What is needed — In the records below, begin at the line containing "Give me the matplotlib source for this chart." and end at the line containing "plt.rcParams['font.weight'] = 'bold'"; quote every line in that span exactly, including both boundary lines, and no others.

Provided entries —
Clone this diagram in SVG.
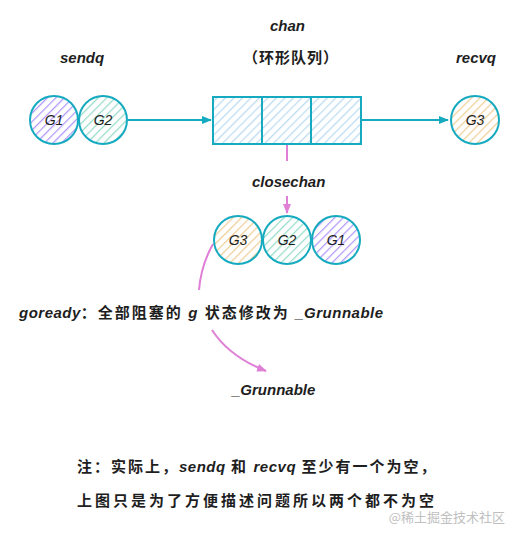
...
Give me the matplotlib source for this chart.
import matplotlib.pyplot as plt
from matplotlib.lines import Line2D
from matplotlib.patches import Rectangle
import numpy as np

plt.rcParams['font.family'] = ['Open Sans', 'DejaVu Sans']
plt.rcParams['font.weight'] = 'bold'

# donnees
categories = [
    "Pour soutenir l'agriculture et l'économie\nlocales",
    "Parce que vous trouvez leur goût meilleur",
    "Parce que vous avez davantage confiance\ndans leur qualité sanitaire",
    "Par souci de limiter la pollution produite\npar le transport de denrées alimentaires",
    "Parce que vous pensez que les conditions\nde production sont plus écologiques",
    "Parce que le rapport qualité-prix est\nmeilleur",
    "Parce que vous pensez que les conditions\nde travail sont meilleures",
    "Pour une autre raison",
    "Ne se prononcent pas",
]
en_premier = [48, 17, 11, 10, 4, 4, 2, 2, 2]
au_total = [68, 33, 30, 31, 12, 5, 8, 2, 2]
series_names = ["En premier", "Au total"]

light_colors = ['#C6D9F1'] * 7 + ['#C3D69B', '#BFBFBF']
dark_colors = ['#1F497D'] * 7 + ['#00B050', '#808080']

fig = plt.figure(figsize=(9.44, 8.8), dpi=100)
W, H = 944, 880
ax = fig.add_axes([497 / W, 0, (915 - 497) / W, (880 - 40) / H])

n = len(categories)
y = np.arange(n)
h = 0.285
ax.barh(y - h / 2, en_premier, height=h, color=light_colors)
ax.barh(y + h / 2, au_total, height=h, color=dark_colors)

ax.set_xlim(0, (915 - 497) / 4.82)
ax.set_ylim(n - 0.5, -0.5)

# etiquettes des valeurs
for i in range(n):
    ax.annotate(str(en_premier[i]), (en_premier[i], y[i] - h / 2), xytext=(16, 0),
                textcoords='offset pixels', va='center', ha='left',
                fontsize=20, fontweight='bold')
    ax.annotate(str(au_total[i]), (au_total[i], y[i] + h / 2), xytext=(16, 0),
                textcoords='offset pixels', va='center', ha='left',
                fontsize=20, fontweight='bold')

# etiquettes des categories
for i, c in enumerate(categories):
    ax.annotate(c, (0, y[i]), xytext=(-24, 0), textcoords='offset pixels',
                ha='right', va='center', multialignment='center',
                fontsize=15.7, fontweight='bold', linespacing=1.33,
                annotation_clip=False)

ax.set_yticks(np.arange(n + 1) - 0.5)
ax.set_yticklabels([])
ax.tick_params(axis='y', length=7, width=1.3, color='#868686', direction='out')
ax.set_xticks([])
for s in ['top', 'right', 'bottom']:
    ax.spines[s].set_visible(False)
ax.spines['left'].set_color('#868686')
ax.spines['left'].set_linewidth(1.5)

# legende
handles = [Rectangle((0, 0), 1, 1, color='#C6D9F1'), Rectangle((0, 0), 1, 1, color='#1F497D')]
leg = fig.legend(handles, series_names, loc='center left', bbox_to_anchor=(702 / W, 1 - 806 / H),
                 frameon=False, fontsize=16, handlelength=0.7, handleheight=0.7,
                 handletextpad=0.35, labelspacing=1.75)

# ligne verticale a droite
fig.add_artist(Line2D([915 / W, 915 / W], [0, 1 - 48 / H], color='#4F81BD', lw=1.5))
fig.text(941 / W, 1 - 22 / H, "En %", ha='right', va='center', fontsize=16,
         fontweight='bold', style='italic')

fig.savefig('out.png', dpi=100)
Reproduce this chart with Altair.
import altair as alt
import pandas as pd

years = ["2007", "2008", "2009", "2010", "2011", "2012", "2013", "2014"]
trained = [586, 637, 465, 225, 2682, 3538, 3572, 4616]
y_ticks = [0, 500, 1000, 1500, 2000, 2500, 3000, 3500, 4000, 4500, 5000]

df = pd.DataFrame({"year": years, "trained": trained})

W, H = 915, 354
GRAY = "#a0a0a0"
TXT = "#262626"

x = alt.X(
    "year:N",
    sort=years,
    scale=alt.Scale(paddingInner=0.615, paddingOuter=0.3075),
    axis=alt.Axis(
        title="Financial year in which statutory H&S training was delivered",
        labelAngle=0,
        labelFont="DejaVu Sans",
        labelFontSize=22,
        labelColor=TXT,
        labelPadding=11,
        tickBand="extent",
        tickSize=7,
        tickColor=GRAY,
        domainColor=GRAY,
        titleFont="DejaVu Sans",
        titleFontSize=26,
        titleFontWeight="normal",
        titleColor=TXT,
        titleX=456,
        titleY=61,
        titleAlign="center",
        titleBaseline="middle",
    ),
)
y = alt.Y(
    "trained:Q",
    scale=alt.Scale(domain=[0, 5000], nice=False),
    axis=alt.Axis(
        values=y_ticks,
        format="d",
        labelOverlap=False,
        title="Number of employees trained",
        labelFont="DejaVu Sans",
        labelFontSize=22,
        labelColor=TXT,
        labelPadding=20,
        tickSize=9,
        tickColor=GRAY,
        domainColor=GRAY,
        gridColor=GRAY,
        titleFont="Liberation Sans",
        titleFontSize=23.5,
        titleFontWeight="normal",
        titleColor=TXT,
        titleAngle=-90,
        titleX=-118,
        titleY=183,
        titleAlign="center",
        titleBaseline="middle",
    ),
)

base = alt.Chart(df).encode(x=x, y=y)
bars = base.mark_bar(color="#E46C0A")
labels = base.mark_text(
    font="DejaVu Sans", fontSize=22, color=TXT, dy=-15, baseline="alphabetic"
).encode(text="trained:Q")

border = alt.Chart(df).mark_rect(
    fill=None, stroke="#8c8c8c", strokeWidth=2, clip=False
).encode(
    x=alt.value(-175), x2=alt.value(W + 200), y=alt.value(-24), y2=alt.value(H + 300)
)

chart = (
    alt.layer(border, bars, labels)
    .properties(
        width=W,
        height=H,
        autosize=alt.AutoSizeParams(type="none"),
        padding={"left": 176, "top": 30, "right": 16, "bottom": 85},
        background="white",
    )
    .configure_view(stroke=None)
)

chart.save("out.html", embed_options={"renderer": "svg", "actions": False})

Solution to this problem —
Give me the matplotlib source for this chart.
import matplotlib.pyplot as plt
from matplotlib.lines import Line2D
from matplotlib.patches import Rectangle
import numpy as np

plt.rcParams['font.family'] = ['Open Sans', 'DejaVu Sans']
plt.rcParams['font.weight'] = 'bold'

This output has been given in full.